Although a major city like Madrid, Barcelona’s population is a bit less dense than the capital. The port city is located on the western shore of Spain, which is why it took so long to get there. We had just enough time upon our arrival to take a brief walking tour of the city and grab a bite to eat in a restaurant located at the top of a mall. The shopping center had previously been a bull ring. However, after years of reconstruction, it became Las Arenas Shopping Center. After taking countless escalators to the top, we arrived at the restaurant, and were given a delicious 3-course meal which included a fresh salad, chicken and rice and lastly, a chocolate dipped banana. We then returned to the hotel and got some rest for the exciting day ahead.
Early morning came, and after an enjoyable breakfast of eggs, bacon and croissants with Nutella, we loaded up onto the bus and off we went. Like Madrid and Toledo, we began with a tour of the city. Our guide showed us bits and pieces of architecture and landmarks that were famous within the city. An hour of touring later, we arrived at Park Guell. Park Guell is a park designed by Eusebi Guell, a famous architect who wanted to give some beauty to the people of Barcelona. I was fascinated with the exotic wildlife, especially the wild parrots that flew around, and to top it off an astounding view of the city.
Later in the day, we visited one of the most famous landmarks of Barcelona and perhaps all of Spain. La Sagrada Familia is the famous basilica that dominates the skyline of Barcelona. Construction began in 1882, and in 2015 it is still only just over 60% finished due to lack of money for construction, however the basilica is expected to be completed in the early 2020’s. The chapel has the most unique designs and patterns I had ever seen and it was definitely the highlight of my time in Barcelona.
That day and the next was mainly free time for our groups. The night life was exotic, and we were able to partake in a brief tour of the Gothic areas of the city, where I believe I was able to get one of my best and favorite photos from Spain. I probably ate gelato three or four times in those two days alone, but the highlight of the food was definitely a local hotspot that served small sandwiches and other entrees. Each item was priced at about 2 Euros each, so of course I grabbed as much as I possibly could. When I return to Barcelona, I’m determined to find that restaurant once more and sample all the items on the menu that I failed to try the first time.

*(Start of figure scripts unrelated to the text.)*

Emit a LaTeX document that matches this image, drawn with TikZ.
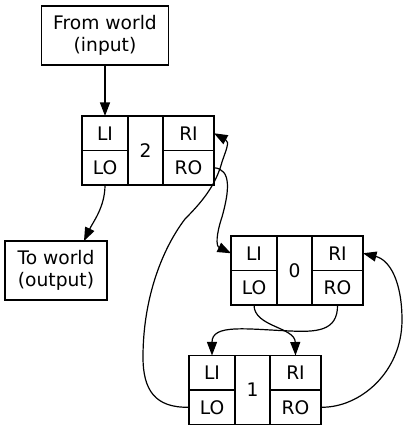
\documentclass[tikz,border=0pt]{standalone}
\usepackage{fontspec}
\setmainfont{DejaVu Sans}
\usetikzlibrary{arrows.meta,positioning,calc}

\begin{document}
\begin{tikzpicture}[
    x=1bp, y=1bp,
    every node/.style={font=\fontsize{18.67bp}{22.4bp}\selectfont},
    box/.style={draw, line width=1.2bp, align=center, inner sep=0pt, outer sep=0pt, minimum height=59bp, minimum width=#1},
    cell/.style={draw, line width=1.2bp, inner sep=0pt, outer sep=0pt, minimum height=34.5bp, minimum width=#1},
    core/.style={draw, line width=1.2bp, inner sep=0pt, outer sep=0pt, minimum height=69bp, minimum width=35bp},
    arrow/.style={-{Triangle[length=13.5bp,width=10bp]}, line width=1.2bp}
]

\useasboundingbox (0,0) rectangle (406,432);

% World nodes
\node[box=127bp] (inp) at (105,396.5) {From world\\(input)};
\node[box=102bp] (outp) at (56,161.5) {To world\\(output)};

% Records: LI/LO | id | RI/RO
\foreach \n/\cx/\cy in {2/148/281.5, 0/297/161.5, 1/255/42} {
    \pgfmathsetmacro{\xl}{\cx-43}
    \pgfmathsetmacro{\xm}{\cx-2.5}
    \pgfmathsetmacro{\xr}{\cx+40.5}
    \pgfmathsetmacro{\yt}{\cy+17.25}
    \pgfmathsetmacro{\yb}{\cy-17.25}
    \node[cell=46bp] (li\n) at (\xl,\yt) {LI};
    \node[cell=46bp] (lo\n) at (\xl,\yb) {LO};
    \node[core] (mid\n) at (\xm,\cy) {\n};
    \node[cell=51bp] (ri\n) at (\xr,\yt) {RI};
    \node[cell=51bp] (ro\n) at (\xr,\yb) {RO};
}

% Links
\draw[arrow] (inp.south) -- (li2.north);
\draw[arrow] (lo2.south) .. controls (105,225) and (93,210) .. ([xshift=28bp]outp.north);
\draw[arrow] (ro2.east) .. controls (232,263) and (229,240) .. (222,215)
    .. controls (216,197) and (216,186) .. (li0.west);
\draw[arrow] (lo1.west) .. controls (155,24) and (143,42) .. (143,75)
    .. controls (143,130) and (160,180) .. (185,213)
    .. controls (204,232) and (216,248) .. (222,270)
    .. controls (226,282) and (230,290) .. (ri2.east);
\draw[arrow] (ro1.east) .. controls (360,24) and (402,60) .. (402,112)
    .. controls (402,150) and (390,172) .. (ri0.east);
\draw[arrow] (lo0.south) .. controls (254,105) and (295,105) .. (ri1.north);
\draw[arrow] (ro0.south) .. controls (338,100) and (315,100) .. (290,101)
    .. controls (245,103) and (212,108) .. (li1.north);

\end{tikzpicture}
\end{document}
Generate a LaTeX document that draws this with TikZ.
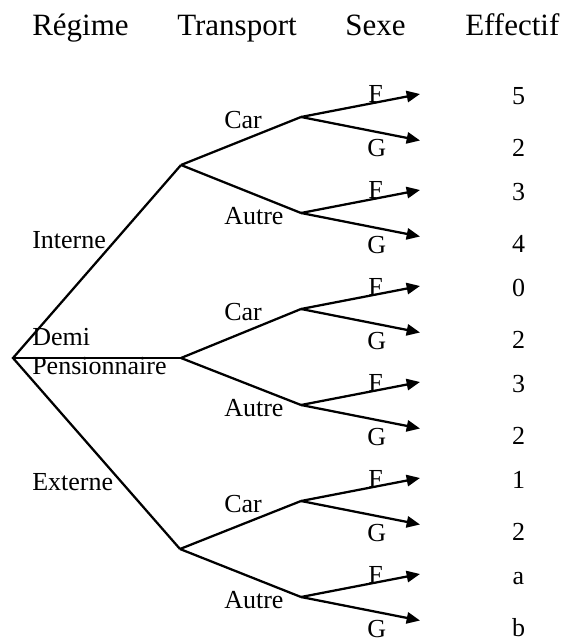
\documentclass[tikz,border=0pt]{standalone}
\usepackage{fontspec}
\setmainfont{Liberation Serif}
\usetikzlibrary{arrows.meta}
\begin{document}
\begin{tikzpicture}[x=0.75pt,y=-0.75pt,
  branch/.style={line width=1.7pt,line join=miter},
  arrowbranch/.style={line width=1.7pt,-{Triangle[length=10pt,width=8.5pt]}},
  head/.style={font=\fontsize{23.25}{28}\selectfont,anchor=base west,inner sep=0pt},
  lab/.style={font=\fontsize{19.5}{23}\selectfont,anchor=base west,inner sep=0pt},
  num/.style={font=\fontsize{19.5}{23}\selectfont,anchor=base,inner sep=0pt}]
\useasboundingbox (0,0) rectangle (566,641);
% headers
\node[head] (h1) at (32,36) {Régime};
\node[head] (h2) at (177,36) {Transport};
\node[head] (h3) at (345,36) {Sexe};
\node[head] (h4) at (465,36) {Effectif};
% branch points
\coordinate (R) at (13,358);
\coordinate (I) at (181,165);
\coordinate (D) at (181,358);
\coordinate (E) at (180,549);
\draw[branch] (I) -- (R) -- (E);
\draw[branch] (R) -- (D);
% regime labels
\node[lab] (lI) at (32,248) {Interne};
\node[lab] (lD1) at (32,345) {Demi};
\node[lab] (lD2) at (32,374) {Pensionnaire};
\node[lab] (lE) at (32,490) {Externe};
% transport level
\foreach \n/\p/\y/\t/\a/\b in {IC/I/117/Car/5/2, IA/I/213/Autre/3/4, DC/D/309/Car/0/2, DA/D/405/Autre/3/2, EC/E/501/Car/1/2, EA/E/597/Autre/a/b}{
  \coordinate (\n) at (301,\y);
  \draw[branch] (\p) -- (\n);
  \coordinate (\n F) at (420,\y-23);
  \coordinate (\n G) at (420,\y+23.5);
  \draw[arrowbranch] (\n) -- (\n F);
  \draw[arrowbranch] (\n) -- (\n G);
  \node[lab] (l\n) at (224,\y+11.5) {\t};
  \node[lab] (l\n F) at (368,\y-14) {F};
  \node[lab] (l\n G) at (367,\y+40) {G};
  \node[num] (n\n F) at (518.5,\y-12.5) {\a};
  \node[num] (n\n G) at (518.5,\y+39.5) {\b};
}
\end{tikzpicture}
\end{document}
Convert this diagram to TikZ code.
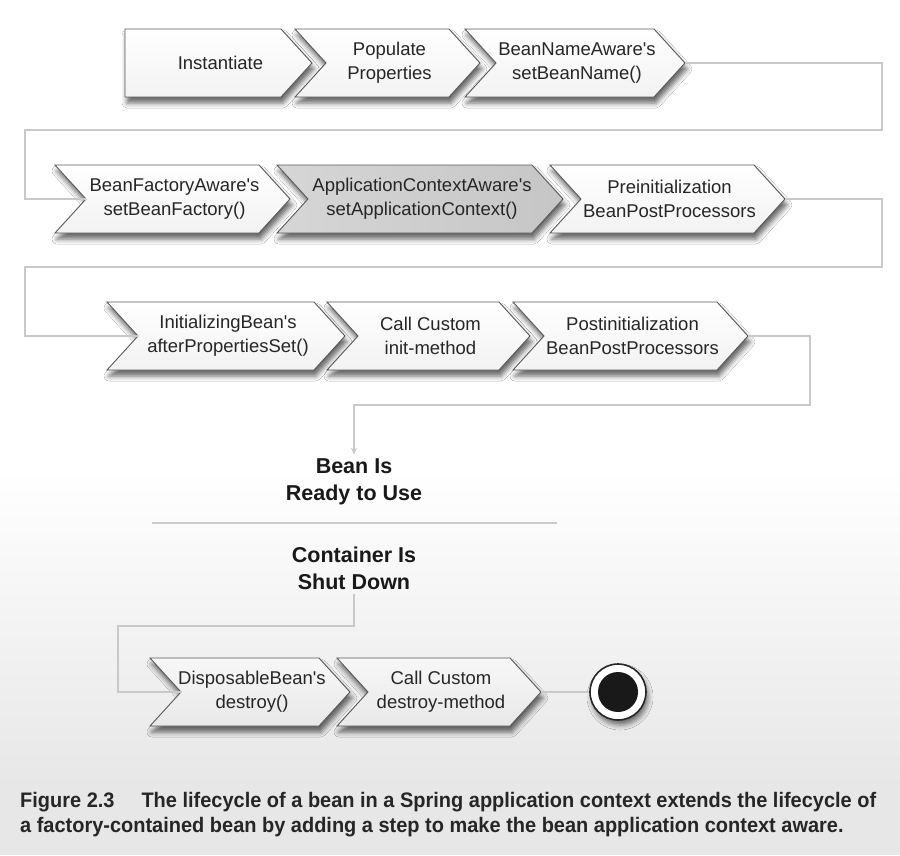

Barcelona had so much to offer for us. It’s impossible to describe everything in detail. From the famous stadium, Camp Nou, which houses the Barcelona FC and players such as Lionel Messi and Neymar, to the beautiful beaches and busy sideshops and squares that myself and fellow members biked for an hour or so, the city is full of unique and fun activities. Barcelona offers an endless amount of things to do, so if you are a first time tourist travelling to Spain, I highly recommend stopping here first, as it is a great way to absorb a new culture and explore the city.